Today’s stage finishes in Cagliari on the south coast of Sardinia. The last rider to cross the line there first in a stage of the Giro d’Italia was Alessandro Petacchi in 2007. But as he was found to have high levels of salbutamol in his system later on in the race his results were annulled*. So the last rider to cross the line first in Cagliari and still be the official winner is Mario Cipollini.
It was 1991 and the victory was the 24 year old’s 4th Giro stage win, it was evident that he was hungry and able to win plenty more. Confident as the youngster was though he might not have thought at some point he would be gunning for Alfredo Binda’s record number of stage wins at the Giro. The benchmark of 41 had stood firm since 1933. Learco Guerra came closest to it with 31 stages by the end of the 30’s and Eddy Merckx had “only” managed 24 through the 60’s and 70’s.

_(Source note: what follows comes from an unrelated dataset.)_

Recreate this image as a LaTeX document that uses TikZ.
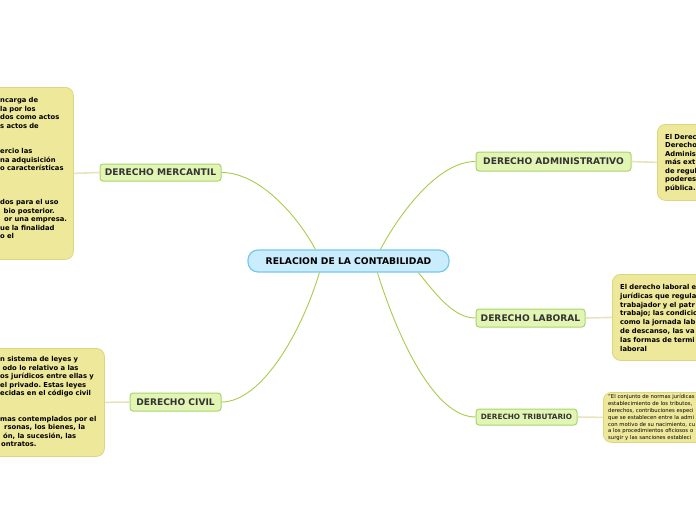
\documentclass[tikz,border=0pt]{standalone}
\usepackage{fontspec}
\setmainfont{DejaVu Sans}
\frenchspacing
\definecolor{cfill}{HTML}{C9EDFD}
\definecolor{cdraw}{HTML}{74C8F0}
\definecolor{bfill}{HTML}{E2F5B5}
\definecolor{bdraw}{HTML}{A9D46B}
\definecolor{nfill}{HTML}{EEE89A}
\definecolor{ndraw}{HTML}{DCD67E}
\definecolor{tcol}{HTML}{333333}
\definecolor{mainline}{HTML}{A8CC4A}
\definecolor{leafline}{HTML}{E6E4BC}
\tikzset{
  central/.style={draw=cdraw, fill=cfill, line width=1.2pt, rounded corners=10pt,
    minimum width=201pt, minimum height=22pt, inner sep=0pt, text=black,
    font=\fontsize{9.2}{10}\selectfont\bfseries},
  branch/.style={draw=bdraw, fill=bfill, line width=1pt, rounded corners=3pt,
    inner sep=0pt, text=tcol, font=\fontsize{9.1}{10}\selectfont\bfseries},
  notebox/.style={draw=ndraw, fill=nfill, line width=0.8pt, rounded corners=8pt,
    inner sep=0pt, anchor=north west},
  notetext/.style={inner sep=0pt, anchor=north west, align=left, text=black,
    text width=140pt, font=\fontsize{6.8}{8.5}\selectfont\bfseries},
  noteline/.style={inner sep=0pt, anchor=base west, text=black,
    font=\fontsize{6.8}{8.5}\selectfont\bfseries},
  smalltext/.style={inner sep=0pt, anchor=north west, align=left, text=black,
    text width=140pt, font=\fontsize{5.3}{6.8}\selectfont},
  mline/.style={draw=mainline, line width=0.9pt},
  lline/.style={draw=leafline, line width=1.6pt},
}
\begin{document}
\begin{tikzpicture}[x=1pt,y=-1pt]
\useasboundingbox (0,0) rectangle (696,520);
\clip (0,0) rectangle (696,520);

% note boxes
\node[notebox, minimum width=133pt, minimum height=172pt] (nmer) at (-60,87) {};
\node[notebox, minimum width=164pt, minimum height=108pt] (nciv) at (-60,348) {};
\node[notebox, minimum width=100pt, minimum height=76pt] (nadm) at (657,124) {};
\node[notebox, minimum width=120pt, minimum height=86pt] (nlab) at (612,274) {};
\node[notebox, minimum width=120pt, minimum height=50pt] (ntri) at (603,392) {};

% central and branches
\node[central] (c) at (348.5,261) {RELACION DE LA CONTABILIDAD};
\node[branch, minimum width=121pt, minimum height=17pt] (mer) at (160.5,172.5) {DERECHO MERCANTIL};
\node[branch, minimum width=91pt, minimum height=18pt] (civ) at (175.5,402) {DERECHO CIVIL};
\node[branch, minimum width=155pt, minimum height=19pt] (adm) at (553.5,161.5) {DERECHO ADMINISTRATIVO};
\node[branch, minimum width=109pt, minimum height=18pt] (lab) at (530.5,318) {DERECHO LABORAL};
\node[branch, minimum width=101pt, minimum height=16pt, font=\fontsize{7.3}{8}\selectfont\bfseries] (tri) at (526.5,417) {DERECHO TRIBUTARIO};

% main connectors
\draw[mline] ([xshift=68pt]c.north west) .. controls +(-16,-30) and +(40,0) .. (mer.east);
\draw[mline] ([xshift=133pt]c.north west) .. controls +(16,-30) and +(-40,0) .. (adm.west);
\draw[mline] ([xshift=171pt]c.south west) .. controls +(18,22) and +(-22,0) .. (lab.west);
\draw[mline] ([xshift=130pt]c.south west) .. controls +(22,70) and +(-40,0) .. (tri.west);
\draw[mline] ([xshift=72pt]c.south west) .. controls +(-18,60) and +(40,0) .. (civ.east);

% leaf connectors
\draw[lline] (mer.west) -- (nmer.east);
\draw[lline] (civ.west) -- (nciv.east);
\draw[lline] (adm.east) -- (nadm.west);
\draw[lline] (lab.east) -- (nlab.west);
\draw[lline] (tri.east) -- (ntri.west);

% note texts
\node[notetext] (tmer) at (0,97.5) {ncarga de\\la por los\\dos como actos\\s actos de\\\mbox{}\\\mbox{}\\ercio las\\na adquisición\\o características\\\mbox{}\\\mbox{}\\\mbox{}\\dos para el uso\\\mbox{}\\\mbox{}\\ue la finalidad\\o el};
\node[noteline] (tmer14) at (3.5,213.2) {bio posterior.};
\node[noteline] (tmer15) at (4,221.7) {or una empresa.};
\node[notetext] (tciv) at (0,356.5) {n sistema de leyes y\\\mbox{}\\os jurídicos entre ellas y\\el privado. Estas leyes\\ecidas en el código civil\\\mbox{}\\\mbox{}\\mas contemplados por el};
\node[noteline] (tciv2) at (2.5,370.2) {odo lo relativo a las};
\node[noteline] (tciv9) at (4,429.7) {rsonas, los bienes, la};
\node[noteline] (tciv10) at (3,438.2) {ón, la sucesión, las};
\node[noteline] (tciv11) at (1,446.7) {ontratos.};
\node[notetext] (tadm) at (665,134) {El Derec\\Derecho\\Adminis\\más ext\\de regul\\poderes\\pública.};
\node[notetext, font=\fontsize{6.8}{8.86}\selectfont\bfseries] (tlab) at (620,284) {El derecho laboral e\\jurídicas que regula\\trabajador y el patr\\trabajo; las condicio\\como la jornada lab\\de descanso, las va\\las formas de termi\\laboral};
\node[smalltext] (ttri) at (608,394.5) {"El conjunto de normas jurídicas\\establecimiento de los tributos,\\derechos, contribuciones especi\\que se establecen entre la admi\\con motivo de su nacimiento, cu\\a los procedimientos oficiosos o\\surgir y las sanciones estableci};
\end{tikzpicture}
\end{document}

But Cipollini had arrived in a different time than Binda, Guerra and Merckx. The era of epic performances in black and white was over, the colour television age had arrived and ‘Super Mario’ knew how to benefit from this time both on and off the bike. Cippo forged himself a flamboyant image and is as well known for the tiger print and muscle skin suits he wore during time trials than he is for his wins. As the years pass he is getting known for wearing less and less as he wastes no opportunity to show off his impressive physique. One of his many nicknames is the “Italian Stallion” and according to his Wikipedia page he is rumoured to be a womaniser. All of this made him incredibly marketable and very rich but he also needed to be winning to keep his legend alive.